In a comprehensive April 26, 2013 written opinion, Judge Ernest M. Caposela denied the PCR petition and motion to compel discovery. The judge found that defendant's recorded communications with Pilar, his confession to the police, and his factual basis belied his claim that he did not reasonably believe that Pilar was twelve years old when he engaged in the sexually-explicit communications with her and tried to meet her to engage in sexual acts. The judge also found that: (1) defendant was well-aware he would receive a term of imprisonment and would be subject to PSL; (2) this was a negotiated plea; (3) it would be fundamentally unfair to the State to vacate the plea and require discovery six years after entry of the plea; (4) the State withheld no discovery that would have affected defendant's decision to plead guilty; (5) defendant had ample discovery to allow him to knowingly, voluntarily, and intelligently plead guilty; and (6) entrapment did not apply to this case because the police used approved tactics.
Judge Caposela concluded that defendant could not establish the four factors set forth in State v. Slater, 198 N.J. 145, 150 (2009): “(1) whether the defendant has asserted a colorable claim of innocence; (2) the nature and strength of defendant's reasons for withdrawal; (3) the existence of a plea bargain; and (4) whether withdrawal would result in unfair prejudice to the State or unfair advantage to the accused.” The judge also concluded that defendant failed to establish the two factors in Strickland v. Washington, 466 U.S. 668, 687, 104 S.Ct. 2052, 2064, 80 L. Ed.2d 674, 693 (1984), that counsel's performance was deficient, and defendant was prejudiced thereby.
We defer to a PCR court's factual findings that are supported by sufficient credible evidence in the record. State v. Nash, 212 N.J. 518, 540 (2013). However, “we need not defer to a PCR court's interpretation of the law; a legal conclusion is reviewed de novo.” Id. at 540–41 (citations omitted).
A defendant seeking to vacate a conviction on grounds of ineffective assistance of counsel must show that: (1) counsel's performance was deficient; and (2) the deficiency prejudiced the defense. Id. at 542 (citations omitted).
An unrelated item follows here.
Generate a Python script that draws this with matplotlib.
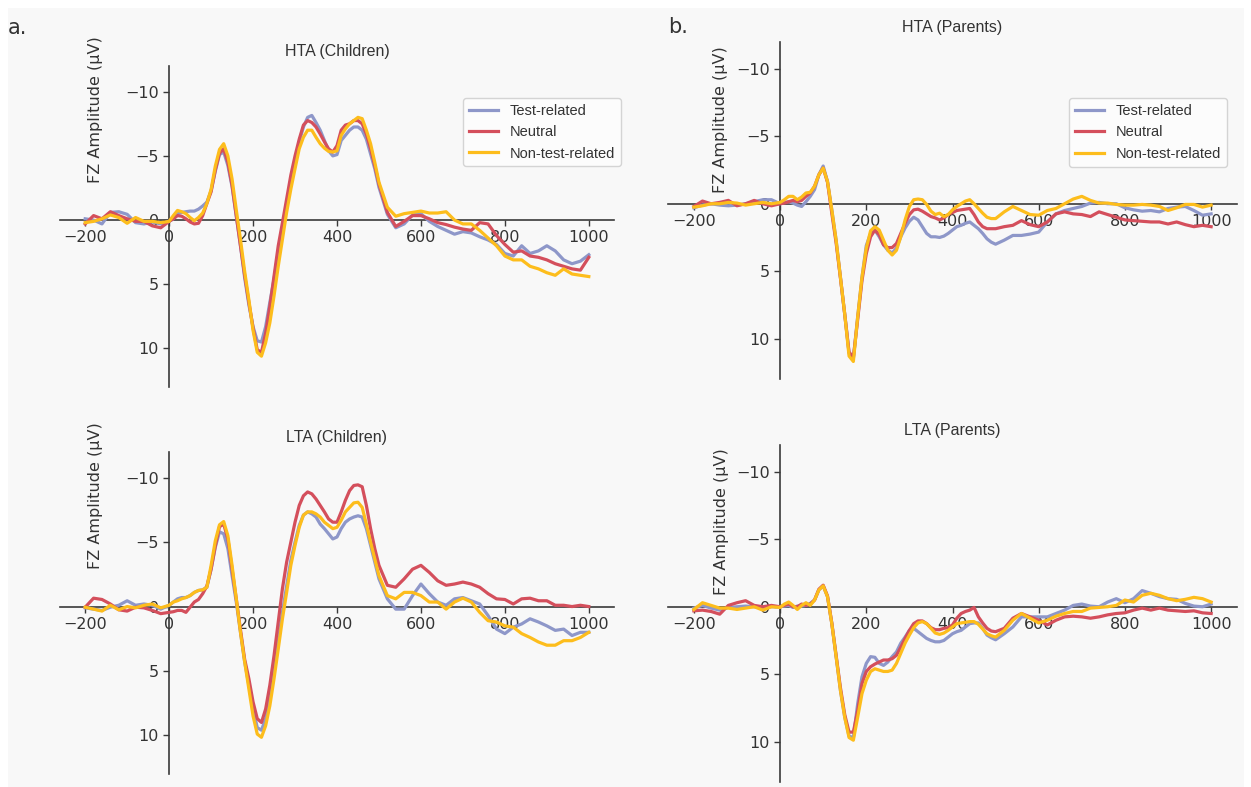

With respect to a guilty plea, our Supreme Court has explained that
[t]o set aside a guilty plea based on ineffective assistance of counsel, a defendant must show that (i) counsel's assistance was not within the range of competence demanded of attorneys in criminal cases; and (ii) that there is a reasonable probability that, but for counsel's errors, [the defendant] would not have pled guilty and would have insisted on going to trial.
[State v. Nuñez–Valdéz, 200 N.J. 129, 138–39 (2009) (alterations in original) (quoting State v. DiFrisco, 137 N.J. 434, 457 (1994), cert. denied, 516 U.S. 1129, 116 S.Ct. 949, 133 L. Ed.2d 873 (1996)) (internal quotation marks omitted).]
We have considered defendant's contentions in light of the record and applicable legal principles and conclude they are without sufficient merit to warrant discussion in a written opinion. R. 2:11–3(e)(2). We affirm substantially for the reasons expressed by Judge Caposela in his comprehensive and well-reasoned written opinion, which the record amply supports.
FN2. Miranda v. Arizona, 384 U.S. 436, 86 S.Ct. 1602, 16 L. Ed.2d 694 (1966).. FN2. Miranda v. Arizona, 384 U.S. 436, 86 S.Ct. 1602, 16 L. Ed.2d 694 (1966).
FN3. Brady v. Maryland, 373 U.S. 83, 83 S.Ct. 1194, 10 L. Ed.2d 215 (1963).. FN3. Brady v. Maryland, 373 U.S. 83, 83 S.Ct. 1194, 10 L. Ed.2d 215 (1963).